* [WRITTEN REQUEST]: Copy out each line exactly; pictures stay out of the copy.

* [STORED DATA]:
- - -
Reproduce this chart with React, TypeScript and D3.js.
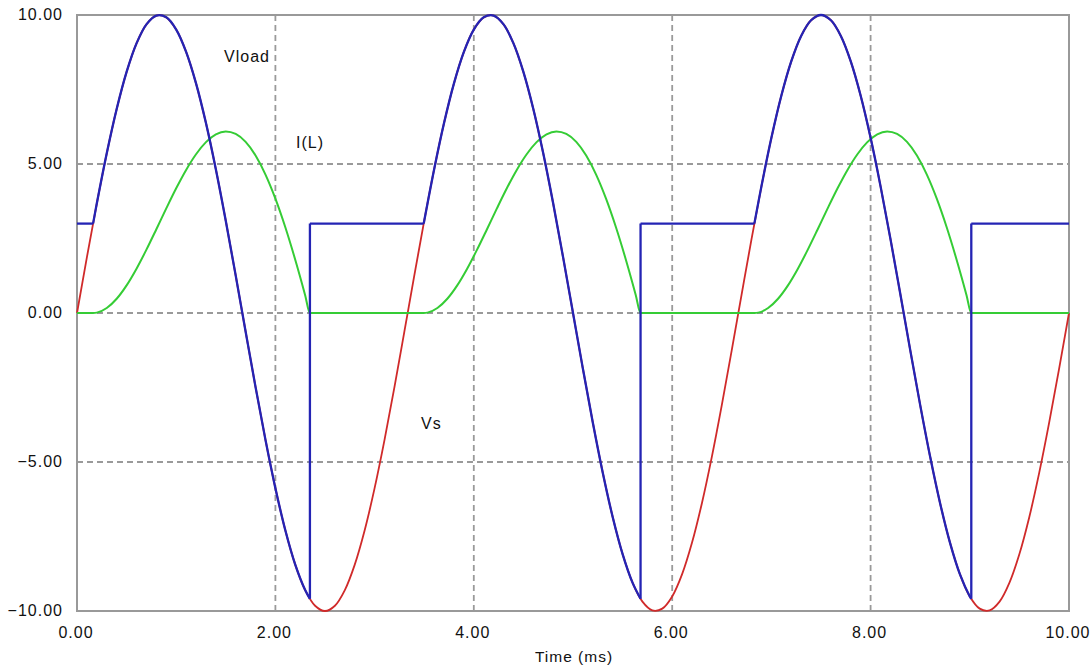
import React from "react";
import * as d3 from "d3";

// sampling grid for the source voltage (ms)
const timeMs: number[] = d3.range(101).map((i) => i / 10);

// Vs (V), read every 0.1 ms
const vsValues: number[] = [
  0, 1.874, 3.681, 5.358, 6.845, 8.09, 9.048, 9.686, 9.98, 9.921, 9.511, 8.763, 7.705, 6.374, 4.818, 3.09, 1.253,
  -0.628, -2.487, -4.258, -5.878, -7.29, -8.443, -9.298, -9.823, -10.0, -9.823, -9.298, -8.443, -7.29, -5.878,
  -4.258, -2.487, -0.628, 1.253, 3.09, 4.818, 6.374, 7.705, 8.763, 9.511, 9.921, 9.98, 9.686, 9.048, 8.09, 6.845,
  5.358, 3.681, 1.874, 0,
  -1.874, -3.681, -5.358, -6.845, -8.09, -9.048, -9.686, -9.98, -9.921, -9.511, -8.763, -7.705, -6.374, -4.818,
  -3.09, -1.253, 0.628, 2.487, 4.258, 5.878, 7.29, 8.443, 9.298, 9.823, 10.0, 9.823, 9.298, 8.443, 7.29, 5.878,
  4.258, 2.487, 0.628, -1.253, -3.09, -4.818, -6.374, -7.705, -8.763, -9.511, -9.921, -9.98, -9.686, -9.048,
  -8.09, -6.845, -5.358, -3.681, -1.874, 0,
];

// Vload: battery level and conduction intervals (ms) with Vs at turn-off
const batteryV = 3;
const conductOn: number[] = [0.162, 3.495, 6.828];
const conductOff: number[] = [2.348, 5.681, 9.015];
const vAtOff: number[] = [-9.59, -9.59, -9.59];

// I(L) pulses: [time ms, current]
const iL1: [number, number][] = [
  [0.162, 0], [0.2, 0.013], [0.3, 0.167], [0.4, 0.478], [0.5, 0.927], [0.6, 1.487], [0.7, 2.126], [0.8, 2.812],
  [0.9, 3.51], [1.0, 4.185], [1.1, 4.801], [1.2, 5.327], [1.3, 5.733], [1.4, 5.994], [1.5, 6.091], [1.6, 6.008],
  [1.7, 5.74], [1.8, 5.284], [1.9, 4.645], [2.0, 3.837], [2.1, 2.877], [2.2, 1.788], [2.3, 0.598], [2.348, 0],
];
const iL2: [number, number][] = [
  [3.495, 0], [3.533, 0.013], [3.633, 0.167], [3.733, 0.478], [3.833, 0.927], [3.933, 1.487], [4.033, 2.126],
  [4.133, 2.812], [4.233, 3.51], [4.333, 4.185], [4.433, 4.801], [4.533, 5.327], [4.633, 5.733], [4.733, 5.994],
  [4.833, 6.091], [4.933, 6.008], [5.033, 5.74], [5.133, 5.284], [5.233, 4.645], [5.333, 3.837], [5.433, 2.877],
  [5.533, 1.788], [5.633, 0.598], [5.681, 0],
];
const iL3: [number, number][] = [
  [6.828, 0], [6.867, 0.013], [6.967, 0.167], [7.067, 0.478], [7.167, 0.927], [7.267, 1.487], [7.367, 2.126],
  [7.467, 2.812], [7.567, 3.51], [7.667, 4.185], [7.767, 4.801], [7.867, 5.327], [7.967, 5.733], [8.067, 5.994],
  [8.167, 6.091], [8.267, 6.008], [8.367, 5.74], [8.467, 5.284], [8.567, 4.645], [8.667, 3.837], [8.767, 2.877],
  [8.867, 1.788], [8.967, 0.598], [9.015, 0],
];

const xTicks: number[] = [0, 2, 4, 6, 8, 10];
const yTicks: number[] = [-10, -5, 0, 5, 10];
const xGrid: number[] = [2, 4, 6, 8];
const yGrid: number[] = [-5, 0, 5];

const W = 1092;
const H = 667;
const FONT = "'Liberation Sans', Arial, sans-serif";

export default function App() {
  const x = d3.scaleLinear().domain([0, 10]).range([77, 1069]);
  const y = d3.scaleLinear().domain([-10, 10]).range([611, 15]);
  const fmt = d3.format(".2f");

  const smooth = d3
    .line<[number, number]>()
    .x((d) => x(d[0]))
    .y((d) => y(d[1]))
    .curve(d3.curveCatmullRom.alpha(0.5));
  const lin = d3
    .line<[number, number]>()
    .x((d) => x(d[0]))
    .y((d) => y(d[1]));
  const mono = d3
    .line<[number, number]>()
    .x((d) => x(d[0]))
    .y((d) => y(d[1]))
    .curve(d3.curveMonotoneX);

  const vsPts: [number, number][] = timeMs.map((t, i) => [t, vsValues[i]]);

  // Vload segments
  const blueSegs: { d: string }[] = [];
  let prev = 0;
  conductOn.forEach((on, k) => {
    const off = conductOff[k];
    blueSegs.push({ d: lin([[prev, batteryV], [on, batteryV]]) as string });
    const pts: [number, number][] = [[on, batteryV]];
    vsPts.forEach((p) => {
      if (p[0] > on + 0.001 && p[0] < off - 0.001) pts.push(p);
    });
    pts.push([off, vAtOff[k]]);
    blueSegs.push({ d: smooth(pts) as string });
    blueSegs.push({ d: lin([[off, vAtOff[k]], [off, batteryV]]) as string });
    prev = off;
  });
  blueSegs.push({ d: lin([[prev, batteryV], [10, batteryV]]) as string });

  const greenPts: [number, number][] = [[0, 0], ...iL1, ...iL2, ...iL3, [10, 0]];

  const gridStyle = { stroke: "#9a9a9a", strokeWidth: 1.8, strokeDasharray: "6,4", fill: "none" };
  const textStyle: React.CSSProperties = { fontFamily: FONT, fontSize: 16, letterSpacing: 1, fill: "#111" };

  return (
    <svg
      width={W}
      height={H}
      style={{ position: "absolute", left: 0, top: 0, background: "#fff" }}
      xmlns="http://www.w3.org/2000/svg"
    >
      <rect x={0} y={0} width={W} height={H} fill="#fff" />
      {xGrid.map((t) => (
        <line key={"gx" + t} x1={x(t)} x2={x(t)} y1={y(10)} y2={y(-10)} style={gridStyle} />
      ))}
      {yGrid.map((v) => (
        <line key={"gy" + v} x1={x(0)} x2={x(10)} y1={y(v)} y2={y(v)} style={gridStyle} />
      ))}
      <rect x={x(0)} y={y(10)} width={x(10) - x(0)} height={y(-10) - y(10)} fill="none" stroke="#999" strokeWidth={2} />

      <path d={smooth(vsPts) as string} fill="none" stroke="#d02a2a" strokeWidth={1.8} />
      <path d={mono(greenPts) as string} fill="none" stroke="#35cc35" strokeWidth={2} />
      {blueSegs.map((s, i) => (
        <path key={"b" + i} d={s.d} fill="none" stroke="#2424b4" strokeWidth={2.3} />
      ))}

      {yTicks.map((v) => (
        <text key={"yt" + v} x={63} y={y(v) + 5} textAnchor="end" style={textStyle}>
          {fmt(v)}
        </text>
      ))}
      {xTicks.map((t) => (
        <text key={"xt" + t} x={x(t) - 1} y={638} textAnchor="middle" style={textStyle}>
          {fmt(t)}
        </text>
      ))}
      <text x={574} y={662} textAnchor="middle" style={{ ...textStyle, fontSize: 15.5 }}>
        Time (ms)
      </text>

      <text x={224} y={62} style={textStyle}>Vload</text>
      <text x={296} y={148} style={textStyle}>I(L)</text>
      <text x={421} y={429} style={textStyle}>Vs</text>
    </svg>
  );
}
- - -
* [TASK RESULT]:
Reproduce this chart with React, TypeScript and D3.js.
import React from "react";
import * as d3 from "d3";

// sampling grid for the source voltage (ms)
const timeMs: number[] = d3.range(101).map((i) => i / 10);

// Vs (V), read every 0.1 ms
const vsValues: number[] = [
  0, 1.874, 3.681, 5.358, 6.845, 8.09, 9.048, 9.686, 9.98, 9.921, 9.511, 8.763, 7.705, 6.374, 4.818, 3.09, 1.253,
  -0.628, -2.487, -4.258, -5.878, -7.29, -8.443, -9.298, -9.823, -10.0, -9.823, -9.298, -8.443, -7.29, -5.878,
  -4.258, -2.487, -0.628, 1.253, 3.09, 4.818, 6.374, 7.705, 8.763, 9.511, 9.921, 9.98, 9.686, 9.048, 8.09, 6.845,
  5.358, 3.681, 1.874, 0,
  -1.874, -3.681, -5.358, -6.845, -8.09, -9.048, -9.686, -9.98, -9.921, -9.511, -8.763, -7.705, -6.374, -4.818,
  -3.09, -1.253, 0.628, 2.487, 4.258, 5.878, 7.29, 8.443, 9.298, 9.823, 10.0, 9.823, 9.298, 8.443, 7.29, 5.878,
  4.258, 2.487, 0.628, -1.253, -3.09, -4.818, -6.374, -7.705, -8.763, -9.511, -9.921, -9.98, -9.686, -9.048,
  -8.09, -6.845, -5.358, -3.681, -1.874, 0,
];

// Vload: battery level and conduction intervals (ms) with Vs at turn-off
const batteryV = 3;
const conductOn: number[] = [0.162, 3.495, 6.828];
const conductOff: number[] = [2.348, 5.681, 9.015];
const vAtOff: number[] = [-9.59, -9.59, -9.59];

// I(L) pulses: [time ms, current]
const iL1: [number, number][] = [
  [0.162, 0], [0.2, 0.013], [0.3, 0.167], [0.4, 0.478], [0.5, 0.927], [0.6, 1.487], [0.7, 2.126], [0.8, 2.812],
  [0.9, 3.51], [1.0, 4.185], [1.1, 4.801], [1.2, 5.327], [1.3, 5.733], [1.4, 5.994], [1.5, 6.091], [1.6, 6.008],
  [1.7, 5.74], [1.8, 5.284], [1.9, 4.645], [2.0, 3.837], [2.1, 2.877], [2.2, 1.788], [2.3, 0.598], [2.348, 0],
];
const iL2: [number, number][] = [
  [3.495, 0], [3.533, 0.013], [3.633, 0.167], [3.733, 0.478], [3.833, 0.927], [3.933, 1.487], [4.033, 2.126],
  [4.133, 2.812], [4.233, 3.51], [4.333, 4.185], [4.433, 4.801], [4.533, 5.327], [4.633, 5.733], [4.733, 5.994],
  [4.833, 6.091], [4.933, 6.008], [5.033, 5.74], [5.133, 5.284], [5.233, 4.645], [5.333, 3.837], [5.433, 2.877],
  [5.533, 1.788], [5.633, 0.598], [5.681, 0],
];
const iL3: [number, number][] = [
  [6.828, 0], [6.867, 0.013], [6.967, 0.167], [7.067, 0.478], [7.167, 0.927], [7.267, 1.487], [7.367, 2.126],
  [7.467, 2.812], [7.567, 3.51], [7.667, 4.185], [7.767, 4.801], [7.867, 5.327], [7.967, 5.733], [8.067, 5.994],
  [8.167, 6.091], [8.267, 6.008], [8.367, 5.74], [8.467, 5.284], [8.567, 4.645], [8.667, 3.837], [8.767, 2.877],
  [8.867, 1.788], [8.967, 0.598], [9.015, 0],
];

const xTicks: number[] = [0, 2, 4, 6, 8, 10];
const yTicks: number[] = [-10, -5, 0, 5, 10];
const xGrid: number[] = [2, 4, 6, 8];
const yGrid: number[] = [-5, 0, 5];

const W = 1092;
const H = 667;
const FONT = "'Liberation Sans', Arial, sans-serif";

export default function App() {
  const x = d3.scaleLinear().domain([0, 10]).range([77, 1069]);
  const y = d3.scaleLinear().domain([-10, 10]).range([611, 15]);
  const fmt = d3.format(".2f");

  const smooth = d3
    .line<[number, number]>()
    .x((d) => x(d[0]))
    .y((d) => y(d[1]))
    .curve(d3.curveCatmullRom.alpha(0.5));
  const lin = d3
    .line<[number, number]>()
    .x((d) => x(d[0]))
    .y((d) => y(d[1]));
  const mono = d3
    .line<[number, number]>()
    .x((d) => x(d[0]))
    .y((d) => y(d[1]))
    .curve(d3.curveMonotoneX);

  const vsPts: [number, number][] = timeMs.map((t, i) => [t, vsValues[i]]);

  // Vload segments
  const blueSegs: { d: string }[] = [];
  let prev = 0;
  conductOn.forEach((on, k) => {
    const off = conductOff[k];
    blueSegs.push({ d: lin([[prev, batteryV], [on, batteryV]]) as string });
    const pts: [number, number][] = [[on, batteryV]];
    vsPts.forEach((p) => {
      if (p[0] > on + 0.001 && p[0] < off - 0.001) pts.push(p);
    });
    pts.push([off, vAtOff[k]]);
    blueSegs.push({ d: smooth(pts) as string });
    blueSegs.push({ d: lin([[off, vAtOff[k]], [off, batteryV]]) as string });
    prev = off;
  });
  blueSegs.push({ d: lin([[prev, batteryV], [10, batteryV]]) as string });

  const greenPts: [number, number][] = [[0, 0], ...iL1, ...iL2, ...iL3, [10, 0]];

  const gridStyle = { stroke: "#9a9a9a", strokeWidth: 1.8, strokeDasharray: "6,4", fill: "none" };
  const textStyle: React.CSSProperties = { fontFamily: FONT, fontSize: 16, letterSpacing: 1, fill: "#111" };

  return (
    <svg
      width={W}
      height={H}
      style={{ position: "absolute", left: 0, top: 0, background: "#fff" }}
      xmlns="http://www.w3.org/2000/svg"
    >
      <rect x={0} y={0} width={W} height={H} fill="#fff" />
      {xGrid.map((t) => (
        <line key={"gx" + t} x1={x(t)} x2={x(t)} y1={y(10)} y2={y(-10)} style={gridStyle} />
      ))}
      {yGrid.map((v) => (
        <line key={"gy" + v} x1={x(0)} x2={x(10)} y1={y(v)} y2={y(v)} style={gridStyle} />
      ))}
      <rect x={x(0)} y={y(10)} width={x(10) - x(0)} height={y(-10) - y(10)} fill="none" stroke="#999" strokeWidth={2} />

      <path d={smooth(vsPts) as string} fill="none" stroke="#d02a2a" strokeWidth={1.8} />
      <path d={mono(greenPts) as string} fill="none" stroke="#35cc35" strokeWidth={2} />
      {blueSegs.map((s, i) => (
        <path key={"b" + i} d={s.d} fill="none" stroke="#2424b4" strokeWidth={2.3} />
      ))}

      {yTicks.map((v) => (
        <text key={"yt" + v} x={63} y={y(v) + 5} textAnchor="end" style={textStyle}>
          {fmt(v)}
        </text>
      ))}
      {xTicks.map((t) => (
        <text key={"xt" + t} x={x(t) - 1} y={638} textAnchor="middle" style={textStyle}>
          {fmt(t)}
        </text>
      ))}
      <text x={574} y={662} textAnchor="middle" style={{ ...textStyle, fontSize: 15.5 }}>
        Time (ms)
      </text>

      <text x={224} y={62} style={textStyle}>Vload</text>
      <text x={296} y={148} style={textStyle}>I(L)</text>
      <text x={421} y={429} style={textStyle}>Vs</text>
    </svg>
  );
}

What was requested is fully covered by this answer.